Reproduce nothing but the lines from the start of the material through the line that includes "Sans', Arial, 'Noto", both ends included, and omit every picture.

= = = =

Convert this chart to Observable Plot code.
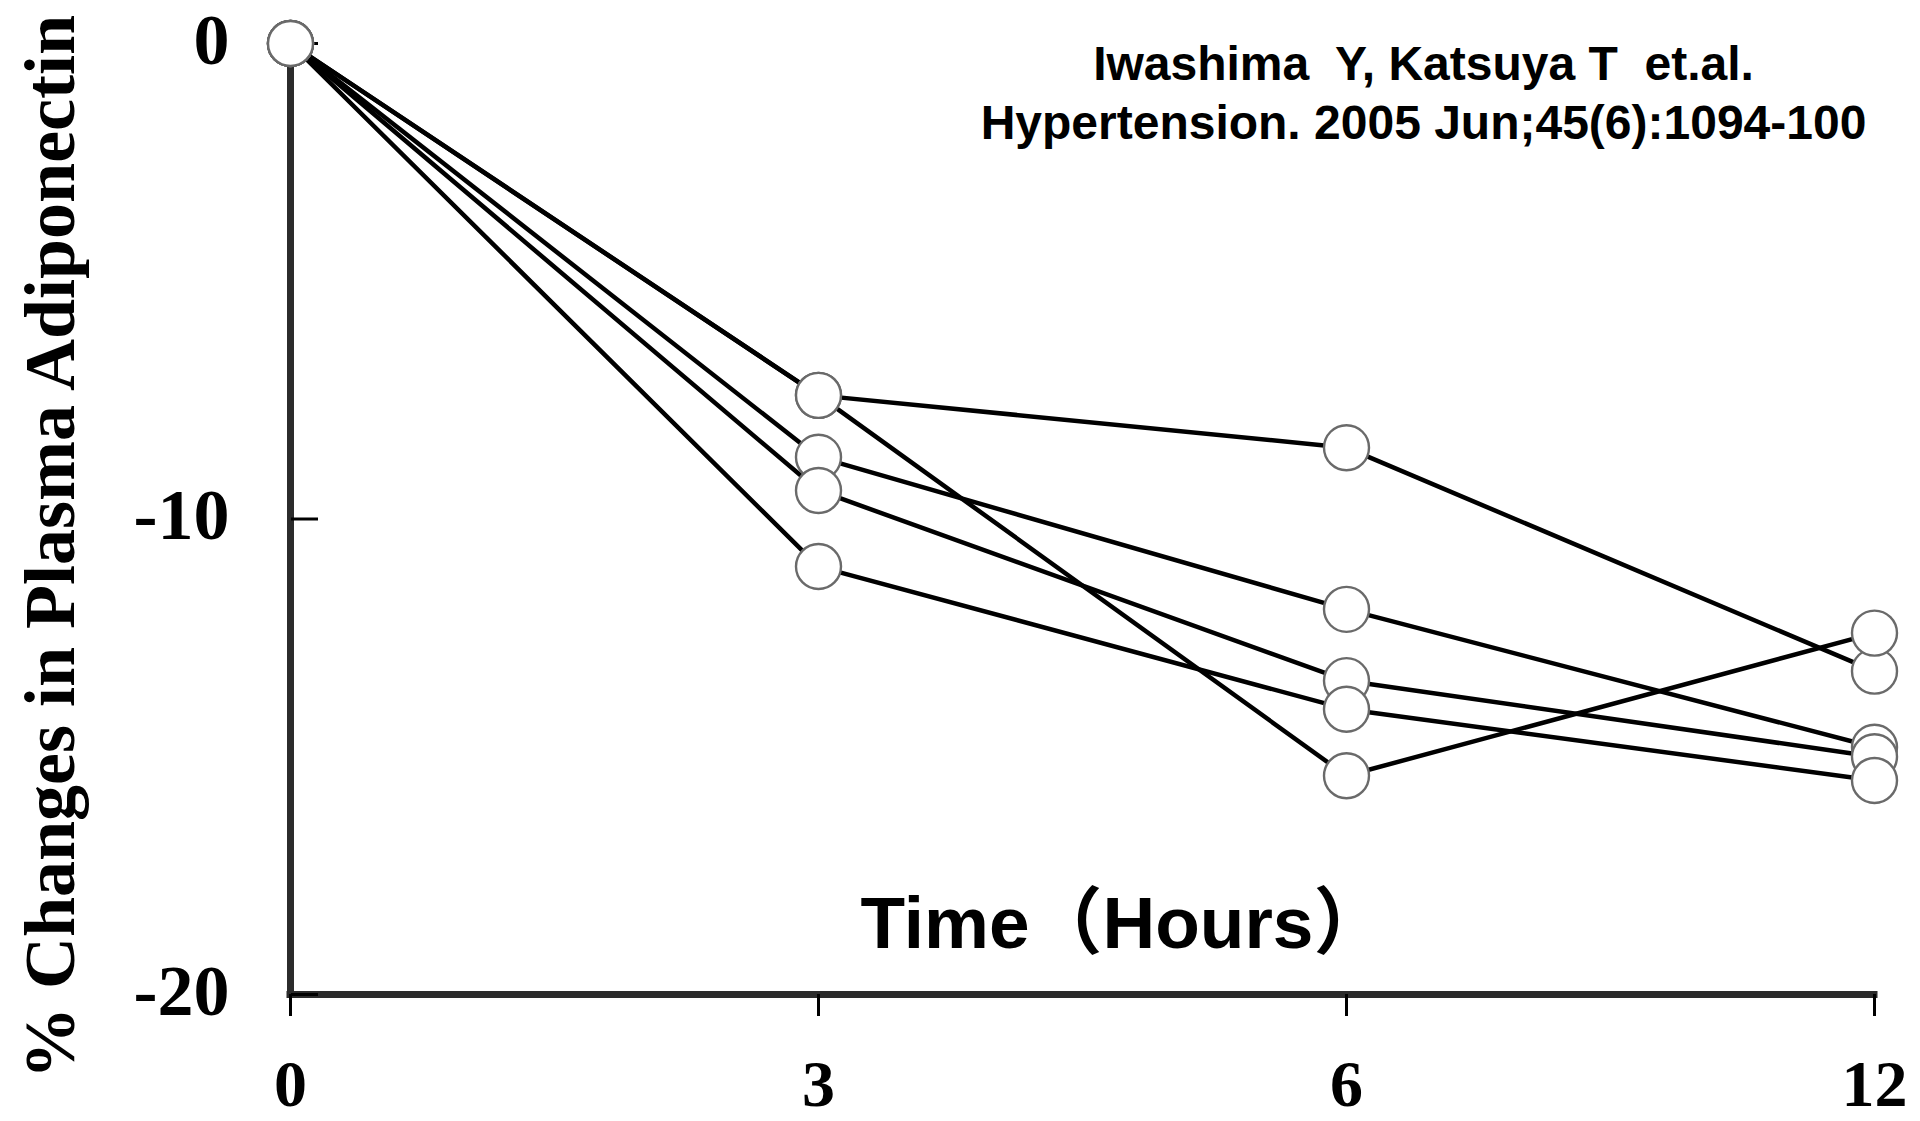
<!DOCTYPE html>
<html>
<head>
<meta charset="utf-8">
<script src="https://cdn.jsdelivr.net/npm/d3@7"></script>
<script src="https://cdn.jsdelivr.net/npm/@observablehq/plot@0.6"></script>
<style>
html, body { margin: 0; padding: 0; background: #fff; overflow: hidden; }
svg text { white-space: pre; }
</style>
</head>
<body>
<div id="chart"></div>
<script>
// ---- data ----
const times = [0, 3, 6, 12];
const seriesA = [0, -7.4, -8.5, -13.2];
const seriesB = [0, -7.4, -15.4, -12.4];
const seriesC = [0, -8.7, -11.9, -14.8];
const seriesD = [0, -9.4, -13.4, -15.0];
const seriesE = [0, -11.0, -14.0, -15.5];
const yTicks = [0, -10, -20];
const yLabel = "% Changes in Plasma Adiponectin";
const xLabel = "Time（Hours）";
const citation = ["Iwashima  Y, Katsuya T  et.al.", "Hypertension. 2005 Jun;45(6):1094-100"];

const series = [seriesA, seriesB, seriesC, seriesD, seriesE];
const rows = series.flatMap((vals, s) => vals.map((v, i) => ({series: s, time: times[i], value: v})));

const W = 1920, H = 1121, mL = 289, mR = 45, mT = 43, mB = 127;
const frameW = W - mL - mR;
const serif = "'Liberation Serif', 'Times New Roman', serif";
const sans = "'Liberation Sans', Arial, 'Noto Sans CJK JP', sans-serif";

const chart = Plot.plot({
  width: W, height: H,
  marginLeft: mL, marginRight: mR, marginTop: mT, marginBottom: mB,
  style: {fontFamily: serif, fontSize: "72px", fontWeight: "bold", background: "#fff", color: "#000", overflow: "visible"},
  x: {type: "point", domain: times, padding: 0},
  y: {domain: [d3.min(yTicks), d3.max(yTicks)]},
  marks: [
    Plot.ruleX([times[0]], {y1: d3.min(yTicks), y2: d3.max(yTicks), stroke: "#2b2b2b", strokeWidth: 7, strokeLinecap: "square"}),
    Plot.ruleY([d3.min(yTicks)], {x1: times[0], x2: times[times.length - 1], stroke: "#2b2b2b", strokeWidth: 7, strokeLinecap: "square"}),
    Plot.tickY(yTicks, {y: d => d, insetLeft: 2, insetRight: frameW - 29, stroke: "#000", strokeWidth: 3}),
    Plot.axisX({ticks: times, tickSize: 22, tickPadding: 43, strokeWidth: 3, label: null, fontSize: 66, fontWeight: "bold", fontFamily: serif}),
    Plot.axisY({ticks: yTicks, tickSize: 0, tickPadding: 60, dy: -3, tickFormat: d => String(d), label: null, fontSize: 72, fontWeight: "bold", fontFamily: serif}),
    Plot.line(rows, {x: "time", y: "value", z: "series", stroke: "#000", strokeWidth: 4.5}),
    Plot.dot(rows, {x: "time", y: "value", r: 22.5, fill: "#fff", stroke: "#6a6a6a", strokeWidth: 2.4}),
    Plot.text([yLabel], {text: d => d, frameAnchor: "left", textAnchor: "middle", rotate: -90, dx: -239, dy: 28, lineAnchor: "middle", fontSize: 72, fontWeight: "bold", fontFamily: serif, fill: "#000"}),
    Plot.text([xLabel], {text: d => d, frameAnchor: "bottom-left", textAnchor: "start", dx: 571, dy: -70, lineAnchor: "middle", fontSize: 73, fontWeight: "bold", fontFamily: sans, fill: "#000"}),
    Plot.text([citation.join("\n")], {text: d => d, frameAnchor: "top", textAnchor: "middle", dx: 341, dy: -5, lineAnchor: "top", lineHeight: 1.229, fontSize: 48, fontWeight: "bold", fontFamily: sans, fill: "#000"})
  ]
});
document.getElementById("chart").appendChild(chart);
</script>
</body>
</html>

= = = =

→ **COMPLETE OUTPUT**:
Convert this chart to Observable Plot code.
<!DOCTYPE html>
<html>
<head>
<meta charset="utf-8">
<script src="https://cdn.jsdelivr.net/npm/d3@7"></script>
<script src="https://cdn.jsdelivr.net/npm/@observablehq/plot@0.6"></script>
<style>
html, body { margin: 0; padding: 0; background: #fff; overflow: hidden; }
svg text { white-space: pre; }
</style>
</head>
<body>
<div id="chart"></div>
<script>
// ---- data ----
const times = [0, 3, 6, 12];
const seriesA = [0, -7.4, -8.5, -13.2];
const seriesB = [0, -7.4, -15.4, -12.4];
const seriesC = [0, -8.7, -11.9, -14.8];
const seriesD = [0, -9.4, -13.4, -15.0];
const seriesE = [0, -11.0, -14.0, -15.5];
const yTicks = [0, -10, -20];
const yLabel = "% Changes in Plasma Adiponectin";
const xLabel = "Time（Hours）";
const citation = ["Iwashima  Y, Katsuya T  et.al.", "Hypertension. 2005 Jun;45(6):1094-100"];

const series = [seriesA, seriesB, seriesC, seriesD, seriesE];
const rows = series.flatMap((vals, s) => vals.map((v, i) => ({series: s, time: times[i], value: v})));

const W = 1920, H = 1121, mL = 289, mR = 45, mT = 43, mB = 127;
const frameW = W - mL - mR;
const serif = "'Liberation Serif', 'Times New Roman', serif";
const sans = "'Liberation Sans', Arial, 'Noto Sans CJK JP', sans-serif";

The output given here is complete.